* [Available data]
- - - - - - -
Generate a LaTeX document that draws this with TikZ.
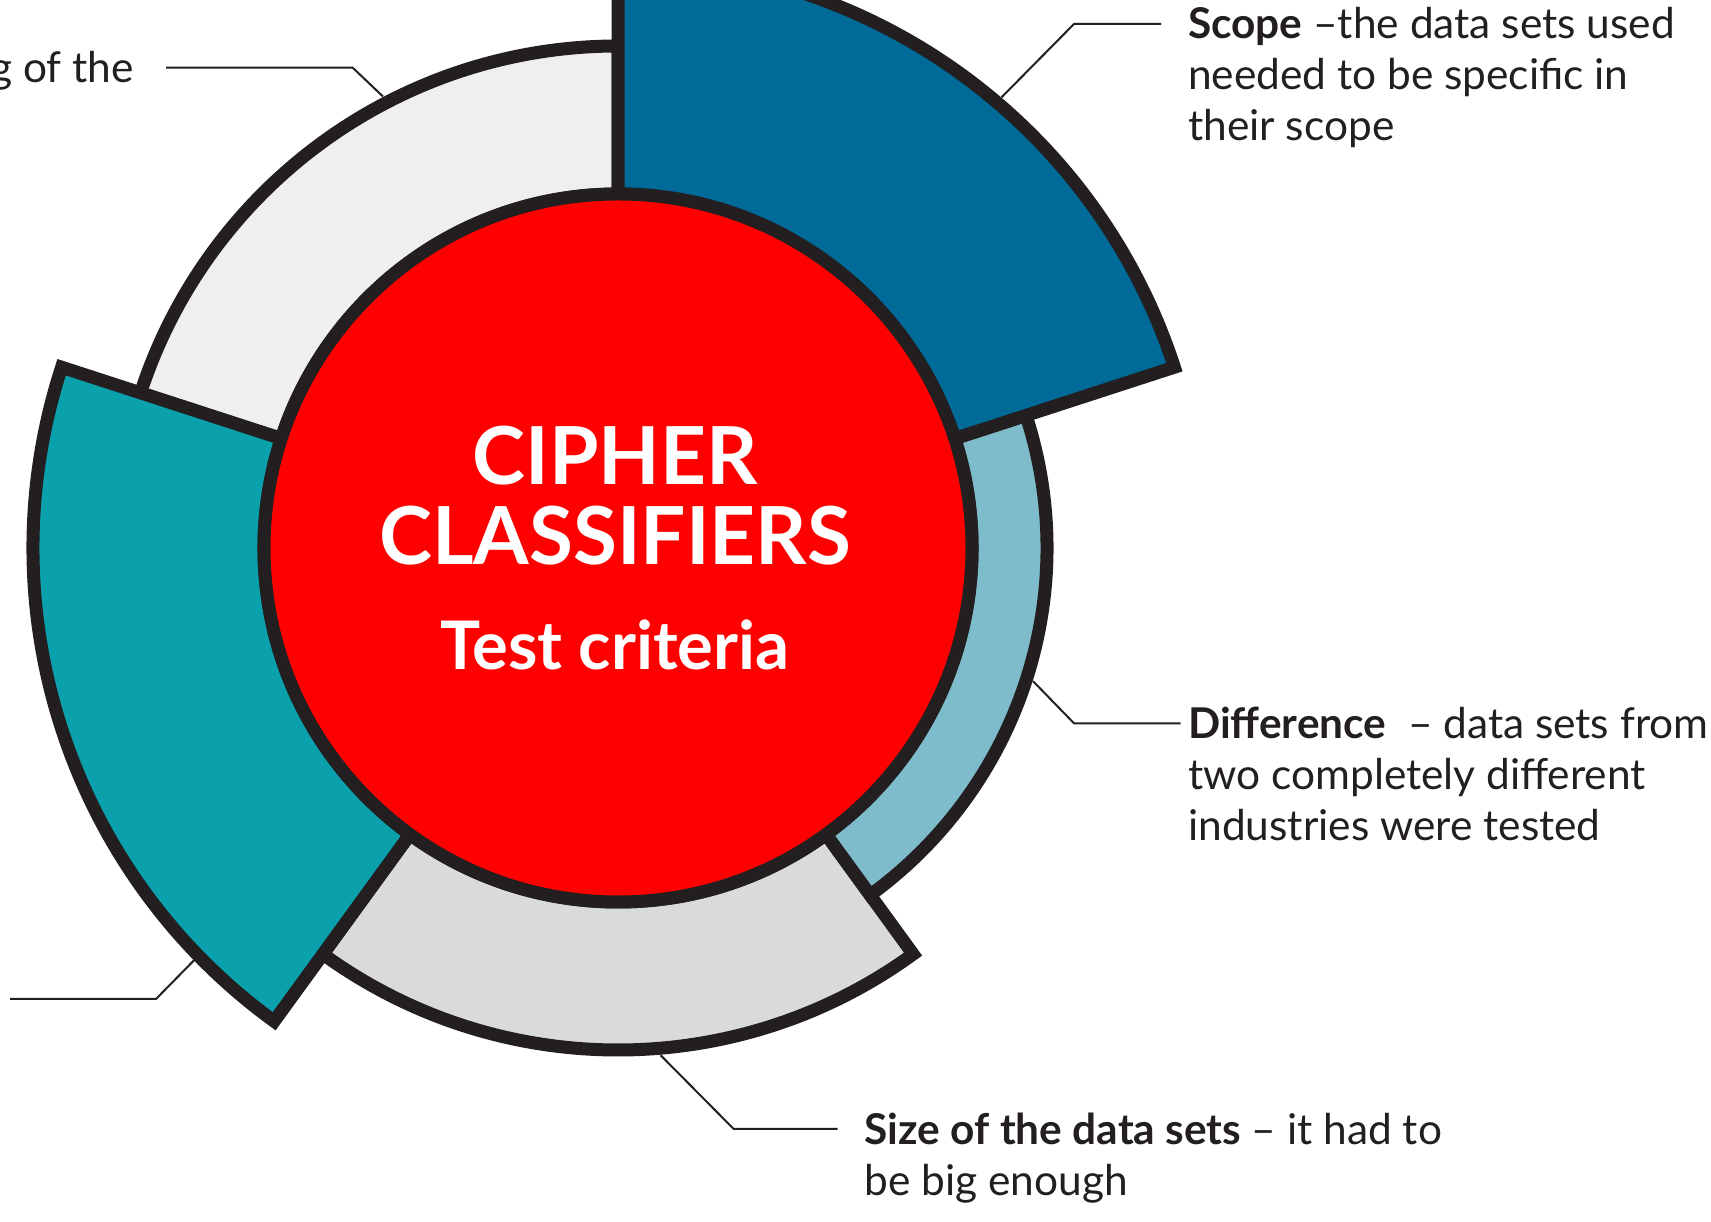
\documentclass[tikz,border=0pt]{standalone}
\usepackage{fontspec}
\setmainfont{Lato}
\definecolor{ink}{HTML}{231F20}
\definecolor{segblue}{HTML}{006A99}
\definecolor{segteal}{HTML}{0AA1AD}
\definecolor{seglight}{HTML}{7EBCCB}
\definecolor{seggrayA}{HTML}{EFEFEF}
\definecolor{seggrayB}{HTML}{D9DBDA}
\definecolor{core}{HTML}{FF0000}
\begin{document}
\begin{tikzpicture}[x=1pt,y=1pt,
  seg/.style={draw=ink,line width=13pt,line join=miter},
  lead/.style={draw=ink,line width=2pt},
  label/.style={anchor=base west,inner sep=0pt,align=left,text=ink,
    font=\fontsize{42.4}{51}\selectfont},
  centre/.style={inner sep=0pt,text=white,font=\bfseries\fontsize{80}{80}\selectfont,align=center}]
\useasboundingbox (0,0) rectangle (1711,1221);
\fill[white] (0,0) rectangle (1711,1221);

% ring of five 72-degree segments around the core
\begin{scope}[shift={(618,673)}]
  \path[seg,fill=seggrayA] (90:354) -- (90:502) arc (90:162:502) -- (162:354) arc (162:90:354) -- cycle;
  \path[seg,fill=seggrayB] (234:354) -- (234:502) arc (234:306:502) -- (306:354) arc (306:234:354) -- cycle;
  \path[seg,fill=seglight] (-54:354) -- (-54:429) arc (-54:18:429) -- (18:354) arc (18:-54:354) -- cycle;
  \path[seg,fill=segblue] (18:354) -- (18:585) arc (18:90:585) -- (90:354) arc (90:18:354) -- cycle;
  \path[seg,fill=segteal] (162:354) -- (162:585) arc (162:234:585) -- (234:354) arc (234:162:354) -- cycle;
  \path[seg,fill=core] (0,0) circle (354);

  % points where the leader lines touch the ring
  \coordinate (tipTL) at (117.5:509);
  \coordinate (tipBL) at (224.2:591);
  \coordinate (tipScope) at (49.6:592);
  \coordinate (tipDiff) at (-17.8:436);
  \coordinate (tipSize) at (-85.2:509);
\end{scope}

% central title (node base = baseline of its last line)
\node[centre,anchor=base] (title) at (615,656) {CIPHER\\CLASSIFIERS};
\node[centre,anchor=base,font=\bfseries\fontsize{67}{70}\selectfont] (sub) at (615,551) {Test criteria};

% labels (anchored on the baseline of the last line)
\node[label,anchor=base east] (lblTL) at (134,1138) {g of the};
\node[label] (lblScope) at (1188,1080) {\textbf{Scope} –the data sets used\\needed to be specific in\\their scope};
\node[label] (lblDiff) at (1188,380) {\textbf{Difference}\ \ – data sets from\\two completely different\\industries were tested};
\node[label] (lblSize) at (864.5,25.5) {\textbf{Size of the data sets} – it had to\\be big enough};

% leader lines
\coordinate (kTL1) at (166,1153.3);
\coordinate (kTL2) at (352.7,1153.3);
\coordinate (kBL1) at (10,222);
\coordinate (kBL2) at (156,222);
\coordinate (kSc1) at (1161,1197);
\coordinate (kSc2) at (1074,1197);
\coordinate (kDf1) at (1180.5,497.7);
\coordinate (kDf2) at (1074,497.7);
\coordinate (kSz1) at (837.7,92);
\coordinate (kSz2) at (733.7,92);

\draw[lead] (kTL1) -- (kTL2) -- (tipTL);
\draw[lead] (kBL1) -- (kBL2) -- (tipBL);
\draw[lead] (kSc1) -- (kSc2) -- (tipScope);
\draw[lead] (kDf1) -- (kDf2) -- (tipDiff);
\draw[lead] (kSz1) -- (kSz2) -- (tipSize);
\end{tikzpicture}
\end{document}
- - - - - - -
Except for the pictures, give all the material above again verbatim.

* [Full answer]
Generate a LaTeX document that draws this with TikZ.
\documentclass[tikz,border=0pt]{standalone}
\usepackage{fontspec}
\setmainfont{Lato}
\definecolor{ink}{HTML}{231F20}
\definecolor{segblue}{HTML}{006A99}
\definecolor{segteal}{HTML}{0AA1AD}
\definecolor{seglight}{HTML}{7EBCCB}
\definecolor{seggrayA}{HTML}{EFEFEF}
\definecolor{seggrayB}{HTML}{D9DBDA}
\definecolor{core}{HTML}{FF0000}
\begin{document}
\begin{tikzpicture}[x=1pt,y=1pt,
  seg/.style={draw=ink,line width=13pt,line join=miter},
  lead/.style={draw=ink,line width=2pt},
  label/.style={anchor=base west,inner sep=0pt,align=left,text=ink,
    font=\fontsize{42.4}{51}\selectfont},
  centre/.style={inner sep=0pt,text=white,font=\bfseries\fontsize{80}{80}\selectfont,align=center}]
\useasboundingbox (0,0) rectangle (1711,1221);
\fill[white] (0,0) rectangle (1711,1221);

% ring of five 72-degree segments around the core
\begin{scope}[shift={(618,673)}]
  \path[seg,fill=seggrayA] (90:354) -- (90:502) arc (90:162:502) -- (162:354) arc (162:90:354) -- cycle;
  \path[seg,fill=seggrayB] (234:354) -- (234:502) arc (234:306:502) -- (306:354) arc (306:234:354) -- cycle;
  \path[seg,fill=seglight] (-54:354) -- (-54:429) arc (-54:18:429) -- (18:354) arc (18:-54:354) -- cycle;
  \path[seg,fill=segblue] (18:354) -- (18:585) arc (18:90:585) -- (90:354) arc (90:18:354) -- cycle;
  \path[seg,fill=segteal] (162:354) -- (162:585) arc (162:234:585) -- (234:354) arc (234:162:354) -- cycle;
  \path[seg,fill=core] (0,0) circle (354);

  % points where the leader lines touch the ring
  \coordinate (tipTL) at (117.5:509);
  \coordinate (tipBL) at (224.2:591);
  \coordinate (tipScope) at (49.6:592);
  \coordinate (tipDiff) at (-17.8:436);
  \coordinate (tipSize) at (-85.2:509);
\end{scope}

% central title (node base = baseline of its last line)
\node[centre,anchor=base] (title) at (615,656) {CIPHER\\CLASSIFIERS};
\node[centre,anchor=base,font=\bfseries\fontsize{67}{70}\selectfont] (sub) at (615,551) {Test criteria};

% labels (anchored on the baseline of the last line)
\node[label,anchor=base east] (lblTL) at (134,1138) {g of the};
\node[label] (lblScope) at (1188,1080) {\textbf{Scope} –the data sets used\\needed to be specific in\\their scope};
\node[label] (lblDiff) at (1188,380) {\textbf{Difference}\ \ – data sets from\\two completely different\\industries were tested};
\node[label] (lblSize) at (864.5,25.5) {\textbf{Size of the data sets} – it had to\\be big enough};

% leader lines
\coordinate (kTL1) at (166,1153.3);
\coordinate (kTL2) at (352.7,1153.3);
\coordinate (kBL1) at (10,222);
\coordinate (kBL2) at (156,222);
\coordinate (kSc1) at (1161,1197);
\coordinate (kSc2) at (1074,1197);
\coordinate (kDf1) at (1180.5,497.7);
\coordinate (kDf2) at (1074,497.7);
\coordinate (kSz1) at (837.7,92);
\coordinate (kSz2) at (733.7,92);

\draw[lead] (kTL1) -- (kTL2) -- (tipTL);
\draw[lead] (kBL1) -- (kBL2) -- (tipBL);
\draw[lead] (kSc1) -- (kSc2) -- (tipScope);
\draw[lead] (kDf1) -- (kDf2) -- (tipDiff);
\draw[lead] (kSz1) -- (kSz2) -- (tipSize);
\end{tikzpicture}
\end{document}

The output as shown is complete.